Grégor Puppinck, juriste, directeur de l’European center for law and justice, publie dans Valeurs Actuelles une tribune sur le projet de loi sur la fin de vie, largement inspiré des propositions de l’Association pour le droit à mourir dans la dignité. Extrait :
[…] Ce projet de loi porte en lui-même les germes de dérives vers une extension du droit à la « mort choisie » : cela n’a rien d’étonnant car il résulte largement du militantisme de l’Association pour le droit de mourir dans la dignité (ADMD), qui s’enorgueillit d’avoir imposé le sujet et les termes du débat, et qui déclare, déjà, vouloir aller plus loin à l’avenir. Ce risque de dérive ou pente glissante apparaît nettement, à la fois dans le texte préparé par le gouvernement, et dans ceux de l’ADMD. […]
Les limites posées par le gouvernement sont bien fragiles. De fait, dès lors que l’interdit de tuer est levé, ces limites ne peuvent pas résister durablement face à la logique de la « liberté de mourir ». La situation dans les pays ayant levé cet interdit l’illustre abondamment.
La dérive, ou la « pente glissante » vers le suicide assisté est inévitable. Elle est inscrite dans l’idée même d’un droit à la mort volontaire découlant de l’autonomie individuelle.

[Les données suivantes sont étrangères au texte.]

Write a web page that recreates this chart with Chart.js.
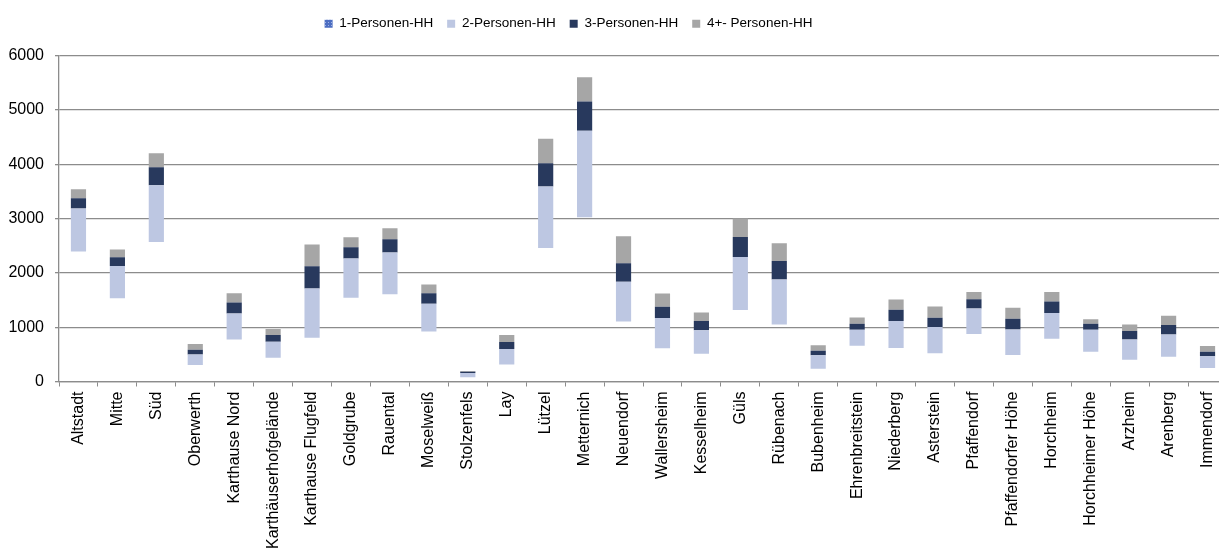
<!DOCTYPE html>
<html>
<head>
<meta charset="utf-8">
<script src="https://cdn.jsdelivr.net/npm/chart.js@4"></script>
<style>
  html, body { margin: 0; padding: 0; background: #fff; overflow: hidden; }
  #wrap { position: absolute; left: 0; top: 0; width: 1232px; height: 552px; }
</style>
</head>
<body>
<div id="wrap"><canvas id="chBar-hh"></canvas></div>
<script>
// Haushalte nach Größe, Stadtteile
var stadtteile = ['Altstadt', 'Mitte', 'Süd', 'Oberwerth', 'Karthause Nord', 'Karthäuserhofgelände',
  'Karthause Flugfeld', 'Goldgrube', 'Rauental', 'Moselweiß', 'Stolzenfels', 'Lay', 'Lützel',
  'Metternich', 'Neuendorf', 'Wallersheim', 'Kesselheim', 'Güls', 'Rübenach', 'Bubenheim',
  'Ehrenbreitstein', 'Niederberg', 'Asterstein', 'Pfaffendorf', 'Pfaffendorfer Höhe', 'Horchheim',
  'Horchheimer Höhe', 'Arzheim', 'Arenberg', 'Immendorf'];

var hh1 = [2392, 1534, 2569, 303, 775, 438, 805, 1540, 1608, 922, 77, 315, 2459, 3023, 1106,
  610, 511, 1314, 1051, 235, 658, 616, 518, 873, 487, 787, 548, 401, 456, 248];
var hh2 = [790, 594, 1042, 196, 478, 294, 907, 723, 766, 508, 81, 282, 1128, 1593, 728,
  557, 430, 979, 827, 246, 294, 496, 484, 472, 472, 472, 404, 374, 411, 215];
var hh3 = [190, 160, 331, 86, 202, 122, 410, 208, 244, 196, 22, 129, 428, 538, 343,
  208, 171, 368, 342, 85, 110, 208, 171, 171, 195, 215, 110, 153, 171, 85];
var hh4 = [165, 141, 257, 104, 171, 111, 399, 184, 203, 160, 15, 128, 453, 447, 497,
  245, 159, 338, 325, 99, 118, 190, 209, 129, 203, 171, 86, 123, 171, 104];

var yTicks = [0, 1000, 2000, 3000, 4000, 5000, 6000];

var seriesNames = ['1-Personen-HH', '2-Personen-HH', '3-Personen-HH', '4+- Personen-HH'];
var colors = ['#4d6ec2', '#bdc7e2', '#28395d', '#a6a6a6'];

// dotted blue pattern for the legend box of the invisible series
var pc = document.createElement('canvas');
pc.width = 3; pc.height = 3;
var pctx = pc.getContext('2d');
pctx.fillStyle = colors[0];
pctx.fillRect(0, 0, 3, 3);
pctx.fillStyle = '#9fb2e2';
pctx.fillRect(1, 1, 1, 1);
var legendPattern = pctx.createPattern(pc, 'repeat');

// more room under the legend, and legend a bit to the left
var legendTweak = {
  id: 'legendTweak',
  beforeInit: function (chart) {
    var fit = chart.legend.fit;
    chart.legend.fit = function () {
      fit.bind(chart.legend)();
      this.height += 15;
    };
  },
  afterLayout: function (chart) {
    chart.legend.left -= 45;
    chart.legend.right -= 45;
  }
};

Chart.defaults.font.family = '"Liberation Sans", Arial, sans-serif';
Chart.defaults.color = '#000';

var ctx = document.getElementById('chBar-hh');
new Chart(ctx, {
  type: 'bar',
  data: {
    labels: stadtteile,
    datasets: [
      { label: seriesNames[0], data: hh1, backgroundColor: 'rgba(0,0,0,0)' },
      { label: seriesNames[1], data: hh2, backgroundColor: colors[1] },
      { label: seriesNames[2], data: hh3, backgroundColor: colors[2] },
      { label: seriesNames[3], data: hh4, backgroundColor: colors[3] }
    ]
  },
  plugins: [legendTweak],
  options: {
    responsive: true,
    maintainAspectRatio: false,
    animation: false,
    layout: { padding: { top: 3, right: 5, left: 0, bottom: 0 } },
    datasets: { bar: { categoryPercentage: 1, barPercentage: 0.39 } },
    plugins: {
      tooltip: { enabled: false },
      legend: {
        position: 'top',
        labels: {
          boxWidth: 8,
          boxHeight: 8,
          padding: 14,
          font: { size: 13.5 },
          generateLabels: function (chart) {
            var items = Chart.defaults.plugins.legend.labels.generateLabels(chart);
            items.forEach(function (it, i) {
              it.fillStyle = i === 0 ? legendPattern : colors[i];
              it.strokeStyle = 'rgba(0,0,0,0)';
              it.lineWidth = 0;
            });
            return items;
          }
        }
      }
    },
    scales: {
      x: {
        stacked: true,
        grid: { drawOnChartArea: false, color: '#8c8c8c', tickLength: 5, offset: true },
        border: { color: '#8c8c8c', width: 1.3 },
        ticks: { autoSkip: false, minRotation: 90, maxRotation: 90, padding: 5, font: { size: 16 } },
        afterFit: function (scale) { scale.height = 170.5; }
      },
      y: {
        stacked: true,
        min: 0,
        max: 6000,
        afterBuildTicks: function (scale) {
          scale.ticks = yTicks.map(function (v) { return { value: v }; });
        },
        grid: { color: '#8c8c8c', lineWidth: 1.3, tickLength: 4 },
        border: { color: '#8c8c8c', width: 1.3 },
        ticks: {
          padding: 11,
          font: { size: 16 },
          callback: function (value) { return String(value); }
        },
        afterFit: function (scale) { scale.width = 59; }
      }
    }
  }
});
</script>
</body>
</html>
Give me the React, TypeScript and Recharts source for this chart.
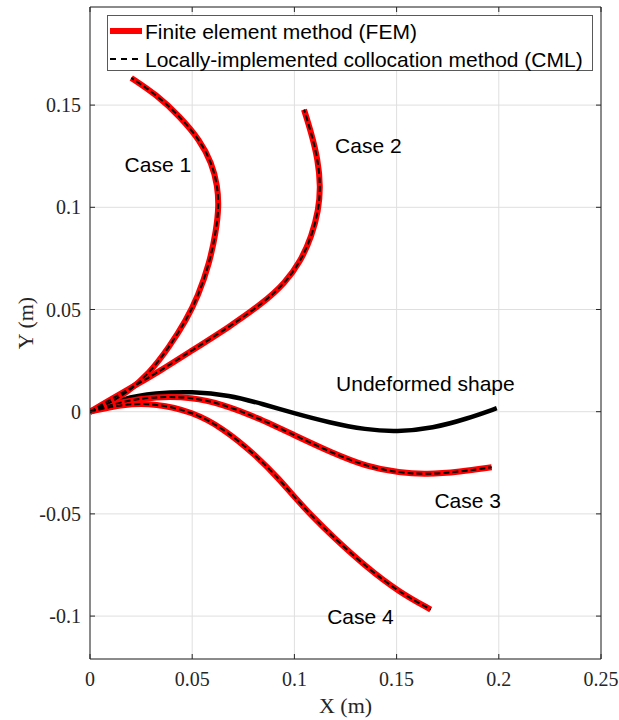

Si ces dérives sont redoutées par certains, elles sont souhaitées par d’autres, comme autant de progrès futurs du droit à la mort volontaire. Jean-Luc Romero, ancien président de l’ADMD, déclarait durant l’assemblée générale de l’ADMD de septembre 2022, à propos de l’extension de l’euthanasie aux personnes de « grand âge », et aux mineurs (à laquelle il est favorable) : « Aller encore plus loin aujourd’hui », « stratégiquement », « ce n’est pas le moment », mais une fois la première loi adoptée « on l’améliorera ». De même, Jonathan Denis, qui lui a succédé à la présidence de l’ADMD, insiste sur la nécessité d’avancer pas à pas, sans effrayer les parlementaires. Il écrit :
« Comme la loi légalisant l’interruption volontaire de grossesse, telle que votée en 1975, était très incomplète, nous devons craindre que la loi qui sera proposée au vote des parlementaires, en 2023 nous dit-on, ne réponde pas à l’ensemble de nos revendications (…). Nous devrons accepter des concessions qui ne seront que temporaires, transitoires. Car dès lors que le principe même de l’aide active aura été voté, le front des anti-choix aura été brisé et nous pourrons enfin avancer rapidement et faire évoluer la loi vers ce que nous souhaitons tous : une loi du libre choix qui ne comporte aucune obligation pour quiconque ».
Cette approche n’est pas récente car Paul Chauvet, président de l’ADMD en 1985, écrivait alors :
« Il conviendra donc toujours d’avancer sur deux plans : celui de la demande acceptable aujourd’hui, et celui affirmé, confirmé, de l’idéal recherché, pour faire progresser notre objet. »
Pour les penseurs de l’ADMD, cet « idéal recherché » dépasse l’euthanasie des personnes souffrantes et mourantes : il est la mort volontaire et consciente. Henri Caillavet écrit ainsi : « Le suicide conscient est l’acte unique authentique de la liberté de l’homme », et Odette Thibault d’ajouter : le suicide « est le seul moyen de mourir… vivant » [sic]. La plupart des fondateurs de l’ADMD furent conséquents et se suicidèrent.